- _WORK TO COMPLETE_:
Exactly repeat the material, dropping only the pictures.

┌─ DATA EXCERPT

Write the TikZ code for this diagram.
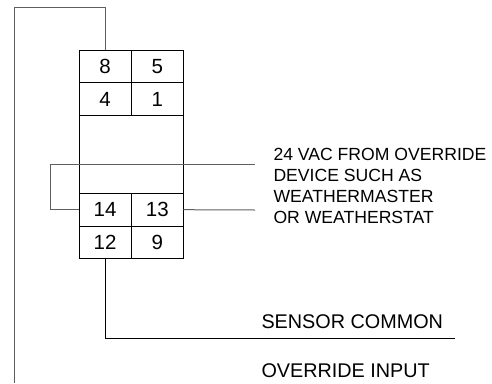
\documentclass[tikz,border=0pt]{standalone}
\usepackage{fontspec}
\setmainfont{Liberation Sans}
\usetikzlibrary{positioning}
\definecolor{wiregray}{RGB}{95, 95, 95}
\tikzset{
  cell/.style={draw=black, line width=0.8pt, minimum width=52.25pt, minimum height=32.7pt, inner sep=0pt, outer sep=0pt, font=\fontsize{20.5}{20.5}\selectfont},
  midblock/.style={draw=black, line width=0.8pt, minimum width=104.5pt, minimum height=78pt, inner sep=0pt, outer sep=0pt},
  wire/.style={draw=wiregray, line width=1pt},
  note/.style={inner sep=0pt, outer sep=0pt, align=left, anchor=base west}
}
\begin{document}
\begin{tikzpicture}[x=1pt, y=-1pt, node distance=0pt]
  \useasboundingbox (0, 0) rectangle (492, 383);

  % Terminal block
  \node[cell] (t8) at (105.1, 66.3) {8};
  \node[cell, right=of t8] (t5) {5};
  \node[cell, below=of t8] (t4) {4};
  \node[cell, right=of t4] (t1) {1};
  \node[midblock, below=of t4.south west, anchor=north west] (mid) {};
  \node[cell, below=of mid.south west, anchor=north west] (t14) {14};
  \node[cell, right=of t14] (t13) {13};
  \node[cell, below=of t14] (t12) {12};
  \node[cell, right=of t12] (t9) {9};

  % Wire ends
  \coordinate (topleft) at (14, 7);
  \coordinate (botleft) at (14, 383);
  \coordinate (loopleft) at (50, 164);
  \coordinate (loopright) at (255, 164);
  \coordinate (endvac) at (255, 210);
  \coordinate (endcommon) at (455, 338);

  % Wires
  \draw[wire] (t8.north) |- (topleft) -- (botleft);
  \draw[wire] (t14.west) -| (loopleft) -- (loopright);
  \draw[wire] (t13.east) -- (endvac);
  \draw[wire, draw=black] (t12.south) |- (endcommon);

  % Labels
  \node[note, font=\fontsize{17.6}{20.7}\selectfont] (vac) at (273.5, 223) {24 VAC FROM OVERRIDE\\DEVICE SUCH AS\\WEATHERMASTER\\OR WEATHERSTAT};
  \node[note, font=\fontsize{19.8}{20}\selectfont] (common) at (261.5, 328) {SENSOR COMMON};
  \node[note, font=\fontsize{19.8}{20}\selectfont] (input) at (261.5, 377) {OVERRIDE INPUT};
\end{tikzpicture}
\end{document}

└─

- _RIGHT ANSWER_:
Write the TikZ code for this diagram.
\documentclass[tikz,border=0pt]{standalone}
\usepackage{fontspec}
\setmainfont{Liberation Sans}
\usetikzlibrary{positioning}
\definecolor{wiregray}{RGB}{95, 95, 95}
\tikzset{
  cell/.style={draw=black, line width=0.8pt, minimum width=52.25pt, minimum height=32.7pt, inner sep=0pt, outer sep=0pt, font=\fontsize{20.5}{20.5}\selectfont},
  midblock/.style={draw=black, line width=0.8pt, minimum width=104.5pt, minimum height=78pt, inner sep=0pt, outer sep=0pt},
  wire/.style={draw=wiregray, line width=1pt},
  note/.style={inner sep=0pt, outer sep=0pt, align=left, anchor=base west}
}
\begin{document}
\begin{tikzpicture}[x=1pt, y=-1pt, node distance=0pt]
  \useasboundingbox (0, 0) rectangle (492, 383);

  % Terminal block
  \node[cell] (t8) at (105.1, 66.3) {8};
  \node[cell, right=of t8] (t5) {5};
  \node[cell, below=of t8] (t4) {4};
  \node[cell, right=of t4] (t1) {1};
  \node[midblock, below=of t4.south west, anchor=north west] (mid) {};
  \node[cell, below=of mid.south west, anchor=north west] (t14) {14};
  \node[cell, right=of t14] (t13) {13};
  \node[cell, below=of t14] (t12) {12};
  \node[cell, right=of t12] (t9) {9};

  % Wire ends
  \coordinate (topleft) at (14, 7);
  \coordinate (botleft) at (14, 383);
  \coordinate (loopleft) at (50, 164);
  \coordinate (loopright) at (255, 164);
  \coordinate (endvac) at (255, 210);
  \coordinate (endcommon) at (455, 338);

  % Wires
  \draw[wire] (t8.north) |- (topleft) -- (botleft);
  \draw[wire] (t14.west) -| (loopleft) -- (loopright);
  \draw[wire] (t13.east) -- (endvac);
  \draw[wire, draw=black] (t12.south) |- (endcommon);

  % Labels
  \node[note, font=\fontsize{17.6}{20.7}\selectfont] (vac) at (273.5, 223) {24 VAC FROM OVERRIDE\\DEVICE SUCH AS\\WEATHERMASTER\\OR WEATHERSTAT};
  \node[note, font=\fontsize{19.8}{20}\selectfont] (common) at (261.5, 328) {SENSOR COMMON};
  \node[note, font=\fontsize{19.8}{20}\selectfont] (input) at (261.5, 377) {OVERRIDE INPUT};
\end{tikzpicture}
\end{document}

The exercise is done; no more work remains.